MOTIVOS DE RESIGNAÇÃO
12. Por estas palavras: Bem-aventurados os
aflitos, pois que serão consolados, Jesus aponta a compensação
que hão de ter os que sofrem e a resignação que leva o
padecente a bendizer do sofrimento, como prelúdio da cura.
Também podem essas palavras ser traduzidas assim: Deveis
considerar-vos felizes por sofrerdes, visto que as dores deste
mundo são o pagamento da dívida que as vossas passadas faltas
vos fizeram contrair; suportadas pacientemente na Terra, essas
dores vos poupam séculos de sofrimentos na vida futura.

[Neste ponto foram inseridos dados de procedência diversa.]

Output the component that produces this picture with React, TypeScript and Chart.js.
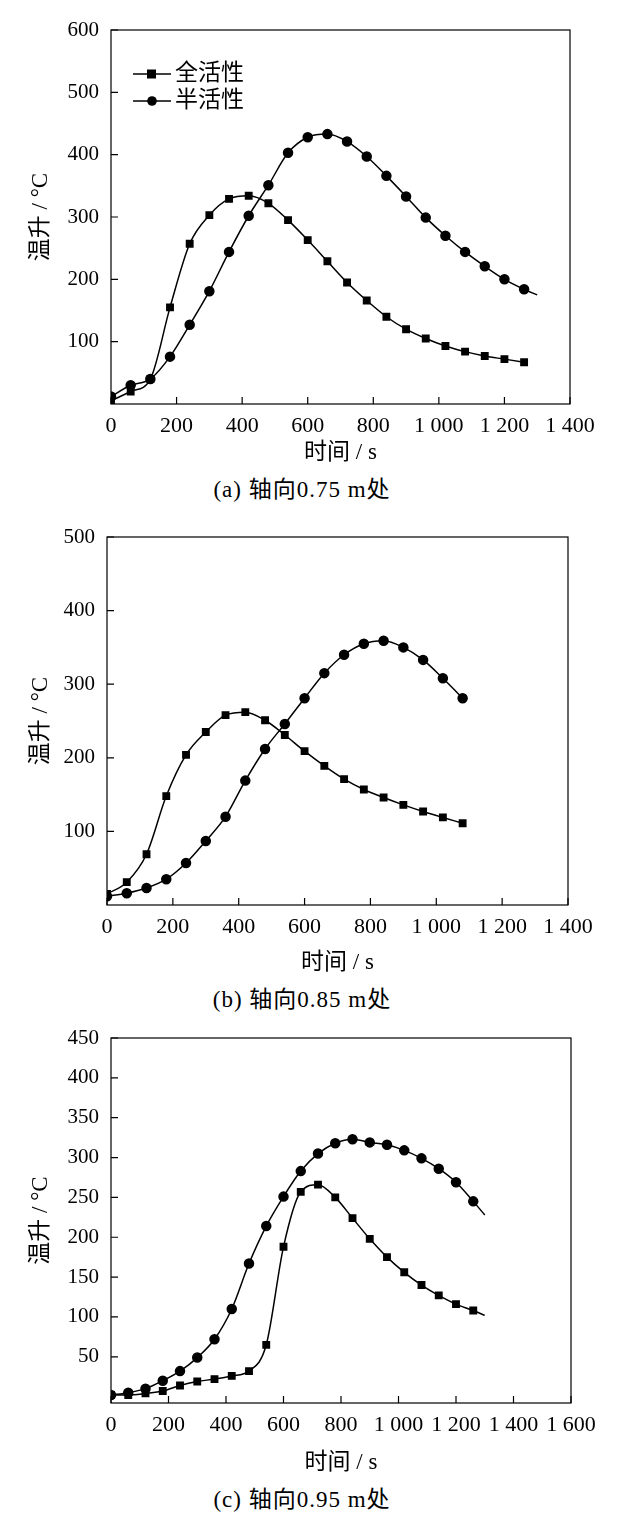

Deveis, pois, sentir-vos felizes por reduzir Deus a vossa
dívida, permitindo que a saldeis agora, o que vos garantirá a
tranquilidade no porvir.
O homem que sofre assemelha-se a um devedor de avultada soma,
a quem o credor diz: “Se me pagares hoje mesmo a centésima
parte do teu débito, quitar-te-ei do restante e ficarás livre;
se o não fizeres, atormentar-te-ei, até que pagues a última
parcela”. Não se sentiria feliz o devedor por suportar toda
espécie de privações para se libertar, pagando apenas a
centésima parte do que deve? Em vez de se queixar do seu
credor, não lhe ficará agradecido?
Tal o sentido das palavras: “Bem-aventurados os aflitos, pois
que serão consolados”.
São ditosos, porque se quitam e porque, depois de se haverem
quitado, estarão livres. Se, porém, o homem, ao quitar-se de
um lado, endivida-se de outro, jamais poderá alcançar a sua
libertação. Ora, cada nova falta aumenta a dívida, porquanto
nenhuma há, qualquer que ela seja, que não acarrete forçosa e
inevitavelmente uma punição. Se não for hoje, será amanhã; se
não for na vida atual, será noutra. Entre essas faltas, cumpre
se coloque na primeira fiada a carência de submissão à vontade
de Deus. Logo, se murmurarmos nas aflições, se não as
aceitarmos com resignação e como algo que devemos ter
merecido, se acusarmos a Deus de ser injusto, nova dívida
contraímos, que nos faz perder o fruto que devíamos colher do
sofrimento. E por isso que teremos de recomeçar, absolutamente
como se, a um credor que atormente-nos, pagássemos uma cota e
a tomássemos de novo por empréstimo.
Ao entrar no mundo dos Espíritos, o homem ainda está como o
operário que comparece no dia do pagamento. A uns dirá o
Senhor: “Aqui tens a paga dos teus dias de trabalho”; a
outros, aos venturosos da Terra, aos que hajam vivido na
ociosidade, que tiverem feito consistir a sua felicidade nas
satisfações do amor-próprio e nos gozos mundanos: “Nada vos
toca, pois que recebestes na Terra o vosso salário. Ide e
recomeçai a tarefa”.
13. O homem pode suavizar ou aumentar o amargor de suas
provas, conforme o modo por que encare a vida terrena. Tanto
mais sofre ele, quanto mais longa se lhe afigura a duração do
sofrimento. Ora, aquele que a encara pelo prisma da vida
espiritual apanha, num golpe de vista, a vida corpórea. Ele a
vê como um ponto no infinito, compreende-lhe a curteza e
reconhece que esse penoso momento terá presto passado. A
certeza de um próximo futuro mais ditoso o sustenta e anima e,
longe de se queixar, agradece ao Céu as dores que o fazem
avançar. Contrariamente, para aquele que apenas vê a vida
corpórea, interminável lhe parece esta, e a dor o oprime com
todo o seu peso. Daquela maneira de considerar a vida, resulta
ser diminuída a importância das coisas deste mundo, e
sentir-se compelido o homem a moderar seus desejos, a
contentar-se com a sua posição, sem invejar a dos outros, a
receber atenuada a impressão dos reveses e das decepções que
experimente. Dai tira ele uma calma e uma resignação tão úteis
à saúde do corpo quanto à da alma, ao passo que, com a inveja,
o ciúme e a ambição, voluntariamente se condena à tortura e
aumenta as misérias e as angústias da sua curta existência.